7M3. When comparing models with an information criterion, why must all models be fit to exactly the same observations? What would happen to the information criterion values, if the models were fit to different numbers of observations? Perform some experiments, if you are not sure.

#Information criteria are from the deviance of all observations without being divided by the number of observations (sum and not an average). A model with a more observations will have a higher deviance and worse accuracy according to the information criterion, so it is not reasonable to compare models with different number of observations.

#To confirm this, the WAIC can be calculated for models with different number of observations. 
library(rethinking)
## Loading required package: rstan
## Loading required package: StanHeaders
## Loading required package: ggplot2
## rstan (Version 2.21.2, GitRev: 2e1f913d3ca3)
## For execution on a local, multicore CPU with excess RAM we recommend calling
## options(mc.cores = parallel::detectCores()).
## To avoid recompilation of unchanged Stan programs, we recommend calling
## rstan_options(auto_write = TRUE)
## Do not specify '-march=native' in 'LOCAL_CPPFLAGS' or a Makevars file
## Loading required package: parallel
## rethinking (Version 2.12)
## 
## Attaching package: 'rethinking'
## The following object is masked from 'package:stats':
## 
##     rstudent
data(Howell1)
d <- Howell1[complete.cases(Howell1), ]
d200 <- d[sample(1:nrow(d), size = 200, replace = FALSE), ]
d300 <- d[sample(1:nrow(d), size = 300, replace = FALSE), ]
d400 <- d[sample(1:nrow(d), size = 400, replace = FALSE), ]

m200 <- map(
  alist(
    height ~ dnorm(mu, sigma),
    mu <- a + b * log(weight)
  ),
  data = d200,
  start = list(a = mean(d200$height), b = 0, sigma = sd(d200$height))
)

m300 <- map(
  alist(
    height ~ dnorm(mu, sigma),
    mu <- a + b * log(weight)
  ),
  data = d300,
  start = list(a = mean(d300$height), b = 0, sigma = sd(d300$height))
)

m400 <- map(
  alist(
    height ~ dnorm(mu, sigma),
    mu <- a + b * log(weight)
  ),
  data = d400,
  start = list(a = mean(d400$height), b = 0, sigma = sd(d400$height))
)

(model.compare <- compare(m200, m300, m400))
## Warning in compare(m200, m300, m400): Different numbers of observations found for at least two models.
## Model comparison is valid only for models fit to exactly the same observations.
## Number of observations for each model:
## m200 200 
## m300 300 
## m400 400
## Warning in ic_ptw1 - ic_ptw2: longer object length is not a multiple of shorter
## object length

## Warning in ic_ptw1 - ic_ptw2: longer object length is not a multiple of shorter
## object length
##          WAIC       SE    dWAIC      dSE    pWAIC        weight
## m200 1234.306 22.64280    0.000       NA 3.217053  1.000000e+00
## m300 1841.625 30.10291  607.319 35.48855 3.606321 1.325424e-132
## m400 2457.244 32.44937 1222.938 32.02571 3.515183 2.769437e-266
#From the 3 models compared with 200, 300 and 400 observations, we can see that the WAIC increases with the number of observations.There is also a warning about the number of observations being different.

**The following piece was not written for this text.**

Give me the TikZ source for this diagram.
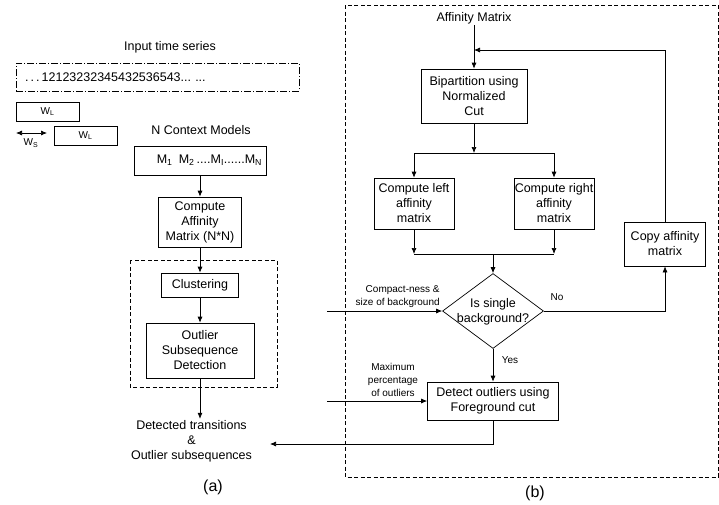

7M4. What happens to the effective number of parameters, as measured by PSIS or WAIC, as a prior becomes more concentrated? Why? Perform some experiments, if you are not sure.

#The effective number of parameters decrease, as a prior becomes more concentrated. 
#For PSIS, the model becomes less flexible as the prior become more concentrated.
#For WAIC, the pWAIC is a measure of the variance in the log-likelihood for each observation in the training sample. As the prior becomes more concentrated, the likelihood will also become more concentrated and the variance will decrease.

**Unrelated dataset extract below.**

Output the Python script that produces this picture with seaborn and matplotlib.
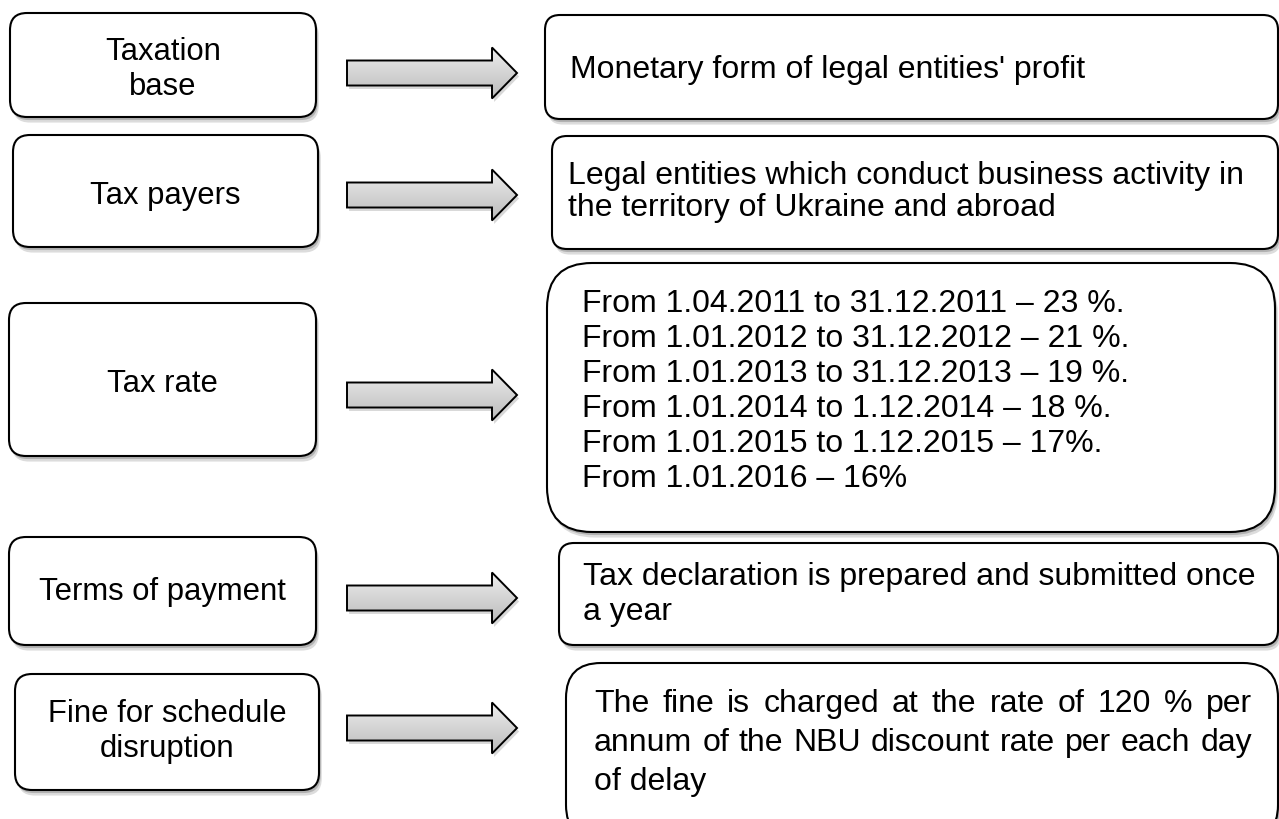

d <- Howell1[complete.cases(Howell1), ]
d$height.log <- log(d$height)
d$height.log.z <- (d$height.log - mean(d$height.log)) / sd(d$height.log)
d$weight.log <- log(d$weight)
d$weight.log.z <- (d$weight.log - mean(d$weight.log)) / sd(d$weight.log)
m_not_concentrated <- map(
  alist(
    height.log.z ~ dnorm(mu, sigma),
    mu <- a + b * weight.log.z,
    a ~ dnorm(0, 10),
    b ~ dnorm(1, 10),
    sigma ~ dunif(0, 10)
  ),
  data = d
)
m_concentrated <- map(
  alist(
    height.log.z ~ dnorm(mu, sigma),
    mu <- a + b * weight.log.z,
    a ~ dnorm(0, 0.10),
    b ~ dnorm(1, 0.10),
    sigma ~ dunif(0, 1)
  ),
  data = d
)
WAIC(m_not_concentrated, refresh = 0)
##        WAIC     lppd  penalty  std_err
## 1 -102.3895 55.64577 4.451023 36.46047
WAIC(m_concentrated, refresh = 0)
##        WAIC    lppd  penalty  std_err
## 1 -102.7222 55.6539 4.292785 36.40651
#The pWAIC decreases with the more concentrated prior.

7M5. Provide an informal explanation of why informative priors reduce overfitting.

#Informative priors reduce overfitting because they constrain the flexibility of the model and make it hard for extreme parameter values to be assigned high posterior probability. In other words, they reduce overfitting by forcing the model to learn less from the sample data.

7M6. Provide an informal explanation of why overly informative priors result in underfitting.

#Overly informative priors result in underfitting because they constrain the fexibility of the model too much and make it hard for correct paramter values to be assigned high posterior probabilities. In other words, they result in underfitting by preventing the model from learning enough from the sample data.